Il va falloir organiser nos artisans, les former et les accompagner. Il est également important de développer la culture du « Dâh ». Cela nous permettra d’avoir de bon résultat à travers nos produits locaux et éviter de possibles fuites de capitaux avec l’importation de ces sachets fabriqués ailleurs. En le faisant, nous contribuons au développement de l’économie nationale car les matières premières sont locales.
Aujourd’hui, si l’Etat veut qu’on réussisse cette mission et qu’on applique efficacement cette loi, il doit interdire carrément l’importation de sachets plastiques, qu’ils soient biodégradables ou non. Et là, on trouvera la solution. Cela est bien possible car on a vécu sans ces sachets plastiques.
L’Essor : Quel est votre appel à l’endroit de la population ?
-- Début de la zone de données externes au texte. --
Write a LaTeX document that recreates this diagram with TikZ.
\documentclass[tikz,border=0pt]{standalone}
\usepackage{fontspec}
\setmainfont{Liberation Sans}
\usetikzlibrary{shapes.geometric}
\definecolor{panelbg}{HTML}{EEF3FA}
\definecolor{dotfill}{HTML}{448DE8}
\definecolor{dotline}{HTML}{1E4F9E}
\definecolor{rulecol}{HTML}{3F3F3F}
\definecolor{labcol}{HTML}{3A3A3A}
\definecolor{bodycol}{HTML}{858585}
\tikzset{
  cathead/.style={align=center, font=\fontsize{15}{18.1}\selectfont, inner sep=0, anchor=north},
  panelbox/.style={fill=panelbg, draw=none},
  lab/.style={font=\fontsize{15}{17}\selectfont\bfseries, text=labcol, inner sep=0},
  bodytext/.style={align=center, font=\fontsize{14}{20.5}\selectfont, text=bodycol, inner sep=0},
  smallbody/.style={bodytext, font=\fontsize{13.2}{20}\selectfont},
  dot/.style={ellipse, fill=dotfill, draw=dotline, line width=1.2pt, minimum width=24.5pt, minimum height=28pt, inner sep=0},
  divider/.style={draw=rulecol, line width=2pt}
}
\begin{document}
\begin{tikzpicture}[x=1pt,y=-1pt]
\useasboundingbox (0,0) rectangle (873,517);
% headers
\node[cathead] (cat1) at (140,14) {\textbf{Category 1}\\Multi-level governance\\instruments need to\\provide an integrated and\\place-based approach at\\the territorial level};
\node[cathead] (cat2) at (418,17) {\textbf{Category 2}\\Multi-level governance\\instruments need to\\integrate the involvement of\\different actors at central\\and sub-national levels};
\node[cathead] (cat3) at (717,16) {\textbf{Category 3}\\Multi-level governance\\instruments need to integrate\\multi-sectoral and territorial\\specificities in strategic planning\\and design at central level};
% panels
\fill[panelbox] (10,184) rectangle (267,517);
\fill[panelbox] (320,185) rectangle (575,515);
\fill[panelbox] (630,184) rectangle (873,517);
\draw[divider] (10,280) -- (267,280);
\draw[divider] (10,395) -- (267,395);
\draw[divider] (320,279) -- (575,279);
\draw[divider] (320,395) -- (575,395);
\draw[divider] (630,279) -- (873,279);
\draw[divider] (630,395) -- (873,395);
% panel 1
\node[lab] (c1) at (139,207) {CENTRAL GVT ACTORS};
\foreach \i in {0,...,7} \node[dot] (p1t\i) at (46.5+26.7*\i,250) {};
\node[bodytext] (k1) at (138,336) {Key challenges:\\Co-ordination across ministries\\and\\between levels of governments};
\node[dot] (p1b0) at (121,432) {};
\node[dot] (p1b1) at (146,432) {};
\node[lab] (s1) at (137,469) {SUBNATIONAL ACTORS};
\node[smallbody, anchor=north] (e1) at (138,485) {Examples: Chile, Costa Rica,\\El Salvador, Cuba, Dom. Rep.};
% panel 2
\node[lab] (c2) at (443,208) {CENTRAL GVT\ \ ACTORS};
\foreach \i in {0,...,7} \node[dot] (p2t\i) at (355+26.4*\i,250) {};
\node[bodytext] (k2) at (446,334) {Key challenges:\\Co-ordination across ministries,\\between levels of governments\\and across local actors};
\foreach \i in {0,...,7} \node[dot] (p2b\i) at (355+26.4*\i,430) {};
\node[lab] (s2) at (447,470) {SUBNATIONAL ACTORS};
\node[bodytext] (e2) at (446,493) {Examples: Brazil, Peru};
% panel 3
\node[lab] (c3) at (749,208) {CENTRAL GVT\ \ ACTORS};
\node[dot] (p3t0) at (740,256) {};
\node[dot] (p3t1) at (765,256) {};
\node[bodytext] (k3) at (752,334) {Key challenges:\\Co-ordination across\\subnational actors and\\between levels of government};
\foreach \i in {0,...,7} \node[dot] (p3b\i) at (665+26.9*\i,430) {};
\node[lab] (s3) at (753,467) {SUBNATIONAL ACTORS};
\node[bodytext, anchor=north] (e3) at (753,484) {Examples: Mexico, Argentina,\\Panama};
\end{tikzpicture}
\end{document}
Ousmane Sidibé : J’invite les populations à refuser de se faire servir dans les sacs plastiques pour obliger en retour les commerçants à diminuer leurs importations. Aujourd’hui, le Malien peut se passer de l’utilisation de ces sacs plastiques, et se retourner vers les cartons. Nous avons une usine de carton ici et une structure qui accueille des artisans super doués. Nous devons revenir à l’opération «Dâh» qui existait en République du Mali et diversifier notre système de production à travers cela. C’est dans ce secteur que l’État doit investir aujourd’hui.